Baseball has always been a sport that reveres its traditions. From the seventh-inning stretch to the hand signals of home plate umpires, the rhythms of the game have remained remarkably consistent across generations. But as spring training camps open across Arizona and Florida this month, a new era is dawning — one where technology and tradition will share the diamond like never before.

Major League Baseball has confirmed that the automated ball-strike system, widely known as robot umpires, will make its official big-league debut in the 2026 season. The announcement caps years of development, testing, and debate over whether machines should play a role in calling the most fundamental judgment in the sport.

The technology is not entirely new to professional baseball. The automated strike zone has been tested extensively in the minor leagues since 2022, giving the league and its players ample time to evaluate the system in competitive environments. What those years of testing produced is a challenge-based model that strikes a careful balance between innovation and the human element that has defined baseball for more than a century.

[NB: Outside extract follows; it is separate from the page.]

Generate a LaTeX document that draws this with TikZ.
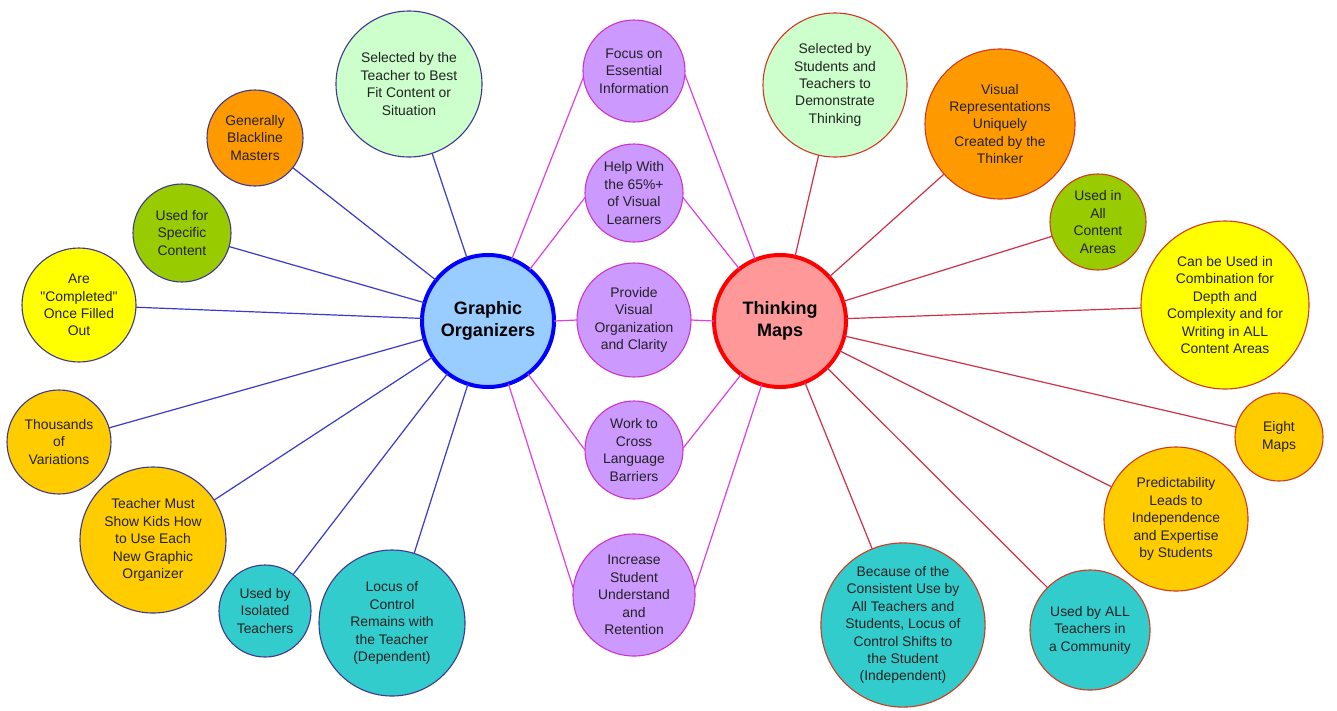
\documentclass[tikz,border=0pt]{standalone}
\usepackage{fontspec}
\setmainfont{Liberation Sans}
\definecolor{lgreen}{HTML}{CCFFCC}
\definecolor{orng}{HTML}{FF9900}
\definecolor{grn}{HTML}{99CC00}
\definecolor{yel}{HTML}{FFFF00}
\definecolor{gold}{HTML}{FFCC00}
\definecolor{teal2}{HTML}{33CCCC}
\definecolor{purp}{HTML}{CC99FF}
\definecolor{gofill}{HTML}{99CCFF}
\definecolor{tmfill}{HTML}{FF9999}
\definecolor{goedge}{HTML}{0000FF}
\definecolor{tmedge}{HTML}{FF0000}
\definecolor{ledge}{HTML}{403890}
\definecolor{redge}{HTML}{D03A20}
\definecolor{pedge}{HTML}{CC33CC}
\definecolor{lline}{HTML}{3A3ACC}
\definecolor{rline}{HTML}{D0304A}
\definecolor{pline}{HTML}{E040E0}
\definecolor{txt}{HTML}{222222}
\tikzset{
  bub/.style={circle, inner sep=0pt, outer sep=0pt, align=center, text=txt,
    line width=1.1pt, minimum size=#1,
    font=\fontsize{13.9}{17.4}\selectfont},
  lbub/.style={bub=#1, draw=ledge},
  rbub/.style={bub=#1, draw=redge},
  pbub/.style={bub=#1, draw=pedge, fill=purp},
  hub/.style={circle, inner sep=0pt, outer sep=0pt, align=center, text=black,
    line width=4pt, minimum size=132pt,
    font=\fontsize{18}{22.5}\selectfont\bfseries},
  lcon/.style={draw=lline, line width=1.2pt},
  rcon/.style={draw=rline, line width=1.2pt},
  pcon/.style={draw=pline, line width=1.2pt},
}
\begin{document}
\begin{tikzpicture}[x=1pt,y=-1pt]
\useasboundingbox[fill=white] (0,0) rectangle (1337,710);
% hubs
\node[hub, draw=goedge, fill=gofill] (go) at (488,321) {Graphic\\Organizers};
\node[hub, draw=tmedge, fill=tmfill] (tm) at (780,321) {Thinking\\Maps};
% left
\node[lbub=146pt, fill=lgreen] (l1) at (409,84) {Selected by the\\Teacher to Best\\Fit Content or\\Situation};
\node[lbub=96pt, fill=orng] (l2) at (255,138) {Generally\\Blackline\\Masters};
\node[lbub=98pt, fill=grn] (l3) at (182,233) {Used for\\Specific\\Content};
\node[lbub=114pt, fill=yel] (l4) at (79,305) {Are\\\textquotedbl Completed\textquotedbl\\Once Filled\\Out};
\node[lbub=104pt, fill=gold] (l5) at (59,442) {Thousands\\of\\Variations};
\node[lbub=146pt, fill=gold] (l6) at (153,540) {Teacher Must\\Show Kids How\\to Use Each\\New Graphic\\Organizer};
\node[lbub=92pt, fill=teal2] (l7) at (265,611) {Used by\\Isolated\\Teachers};
\node[lbub=146pt, fill=teal2] (l8) at (392,623) {Locus of\\Control\\Remains with\\the Teacher\\(Dependent)};
% middle
\node[pbub=102pt] (m1) at (634,71) {Focus on\\Essential\\Information};
\node[pbub=98pt] (m2) at (634,193) {Help With\\the 65\%+\\of Visual\\Learners};
\node[pbub=114pt] (m3) at (634,320) {Provide\\Visual\\Organization\\and Clarity};
\node[pbub=98pt] (m4) at (634,450) {Work to\\Cross\\Language\\Barriers};
\node[pbub=122pt] (m5) at (634,595) {Increase\\Student\\Understand\\and\\Retention};
% right
\node[rbub=144pt, fill=lgreen] (r1) at (835,85) {Selected by\\Students and\\Teachers to\\Demonstrate\\Thinking};
\node[rbub=150pt, fill=orng] (r2) at (1000,124) {Visual\\Representations\\Uniquely\\Created by the\\Thinker};
\node[rbub=96pt, fill=grn] (r3) at (1098,222) {Used in\\All\\Content\\Areas};
\node[rbub=168pt, fill=yel] (r4) at (1225,305) {Can be Used in\\Combination for\\Depth and\\Complexity and for\\Writing in ALL\\Content Areas};
\node[rbub=88pt, fill=gold] (r5) at (1279,437) {Eight\\Maps};
\node[rbub=144pt, fill=gold] (r6) at (1176,519) {Predictability\\Leads to\\Independence\\and Expertise\\by Students};
\node[rbub=120pt, fill=teal2] (r7) at (1090,630) {Used by ALL\\Teachers in\\a Community};
\node[rbub=164pt, fill=teal2] (r8) at (903,625) {Because of the\\Consistent Use by\\All Teachers and\\Students, Locus of\\Control Shifts to\\the Student\\(Independent)};
% connectors
\foreach \n in {l1,l2,l3,l4,l5,l6,l7,l8} {\path[lcon] (go) -- (\n);}
\foreach \n in {r1,r2,r3,r4,r5,r6,r7,r8} {\path[rcon] (tm) -- (\n);}
\path[pcon] (go.69) -- (m1.187);
\path[pcon] (go.51) -- (m2.185);
\path[pcon] (go.east) -- (m3.west);
\path[pcon] (go.-53) -- (m4.west);
\path[pcon] (go.-72) -- (m5.174);
\path[pcon] (tm.112) -- (m1.-4);
\path[pcon] (tm.128) -- (m2.-5);
\path[pcon] (tm.west) -- (m3.east);
\path[pcon] (tm.234) -- (m4.2);
\path[pcon] (tm.254) -- (m5.6);
\end{tikzpicture}
\end{document}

Rather than replacing home plate umpires entirely, the system allows teams to challenge ball and strike calls they believe were incorrect. Think of it as an extension of the replay review system that was introduced for other plays on the field, now applied to the pitches themselves. The umpire still makes the initial call. The catcher still frames the pitch. The batter still reacts in the moment. But when a team believes the call was wrong, they now have recourse — a digital second opinion powered by precise tracking technology.

The implications are enormous. Ball and strike calls are by far the most frequent judgments made in any baseball game, and studies have consistently shown that even the best umpires miss a meaningful percentage of them. Pitches on the edges of the zone, the ones that often determine at-bats and shape entire games, have long been subject to human inconsistency. The automated system promises to reduce those errors and, in theory, create a more level playing field.

Not everyone has embraced the change with open arms. Traditionalists argue that the human element behind the plate is an essential part of the game's fabric, that the give-and-take between pitchers, catchers, and umpires over the course of a game is part of what makes baseball unique. Others worry about the pace of play implications of a challenge system, though proponents counter that the minor league testing phase addressed many of those concerns.

Fans will get their first taste of the new system soon. Spring training games are set to begin on February 20, offering an early look at how the technology integrates into live action. From there, the spotlight only grows brighter. Opening Day is scheduled for March 25, the earliest in MLB history, and will feature a marquee matchup with the San Francisco Giants hosting the New York Yankees.

It is a fitting stage for a historic moment. Baseball has survived and thrived through the introduction of night games, expansion, the designated hitter, instant replay, and a pitch clock. Each change was met with resistance, and each eventually became part of the sport's evolving identity.

The robot umpires are next in line. Whether you see them as the future of fairness or an unwelcome intrusion into a timeless game, one thing is certain: when the first challenge is issued on Opening Day, baseball will never quite be the same.